When her husband died after battling cancer, Ramsingh said her world collapsed.
“Real hard, real, real hard,” she admitted. “The hardest part is when you go in your bed alone.”
For a time, she withdrew. But eventually, she found herself drawn back to the very thing that had defined their early life together.
“I say, you know what, let me build this and show them how long time people used to live,” she said.
With the help of her son, grandchildren and other family members, Ramsingh began constructing the mud house that now stands as the centrepiece of her yard. It took more than three months of steady work—cutting bamboo, hauling earth, mixing clay, shaping walls.
“I didn’t tell my children how I was feeling,” she said. “They’re right there helping me… and I just stay quiet.”
“This is where I find my happiness,” she said simply.
A living museum of memory
Today, the mud house is more than a structure—it is a story.
Inside, carefully arranged artefacts recreate a bygone era: a seel and lorha used to grind spices, a coal iron, a kerosene lamp, a black-and-white television, a traditional grater, and even a bailnah and chowkie. Each item reflects a time when life was slower, harder, but deeply connected.
“I have everything I could find,” Ramsingh said. “So when people come, they could see what we used to use.”
She also demonstrates old techniques—how to clean pots using ashes and coconut husks, how to cook over an open flame, and how to grind spices by hand.
“Long time people didn’t have what we have now,” she said. “They had to wait. They had to sacrifice.”
It is a lesson she believes younger generations need to learn.
“They must understand where we come from,” she said. “How hard life was.”
At the centre of Ramsingh’s work is the chulha—an earthen stove that once stood in almost every Indo-Trinidadian home.
Using a special clay, she handcrafts chulhas for customers across the country. She also cooks on them, offering visitors a taste of traditional dishes prepared the old way—curried chicken, dhal, channa and aloo, roasted bread, even pizza baked in a dirt oven.
“People say the food just taste different,” she said, smiling. “It real. No chemical.”
The experience has drawn visitors from across Trinidad and Tobago, as well as from the diaspora in the United States, Canada and Europe.
But for Ramsingh, it is not about fame.
“It makes me happy people appreciate it,” she said. “Because I start this from scratch.”

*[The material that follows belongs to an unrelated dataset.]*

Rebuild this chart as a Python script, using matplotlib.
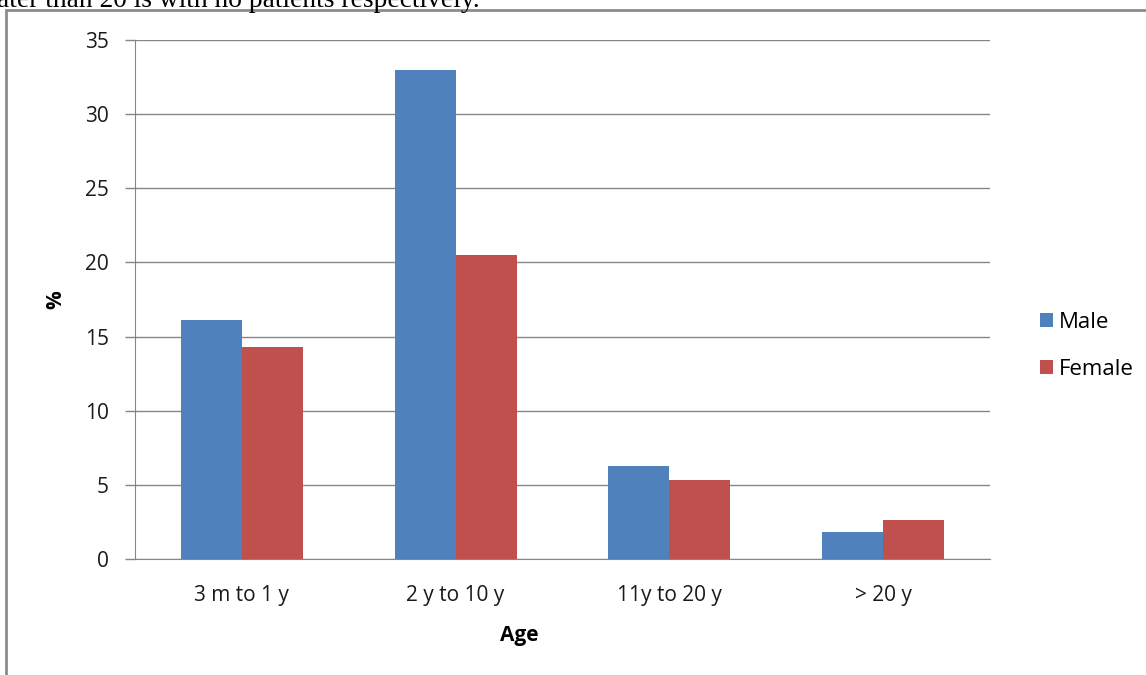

“People ask if rain will melt it,” she said. “But it hard like concrete.”
And like the house itself, her legacy is built to last.
Through her work, she is not only preserving history—she is living it, teaching it, and passing it on.
And in a small village in Fyzabad, the past is not forgotten—it is alive.
How to get to Aunt Doll’s mud house
From San Fernando, head south along the SS Erin Road toward Fyzabad. Turn onto Petrotrin Field Road and continue into Sudama Village, Branch Road.
Doll’s Chulhas is located along this stretch—ask for Aunty Doll, the “Chulha Lady,” and residents will point the way.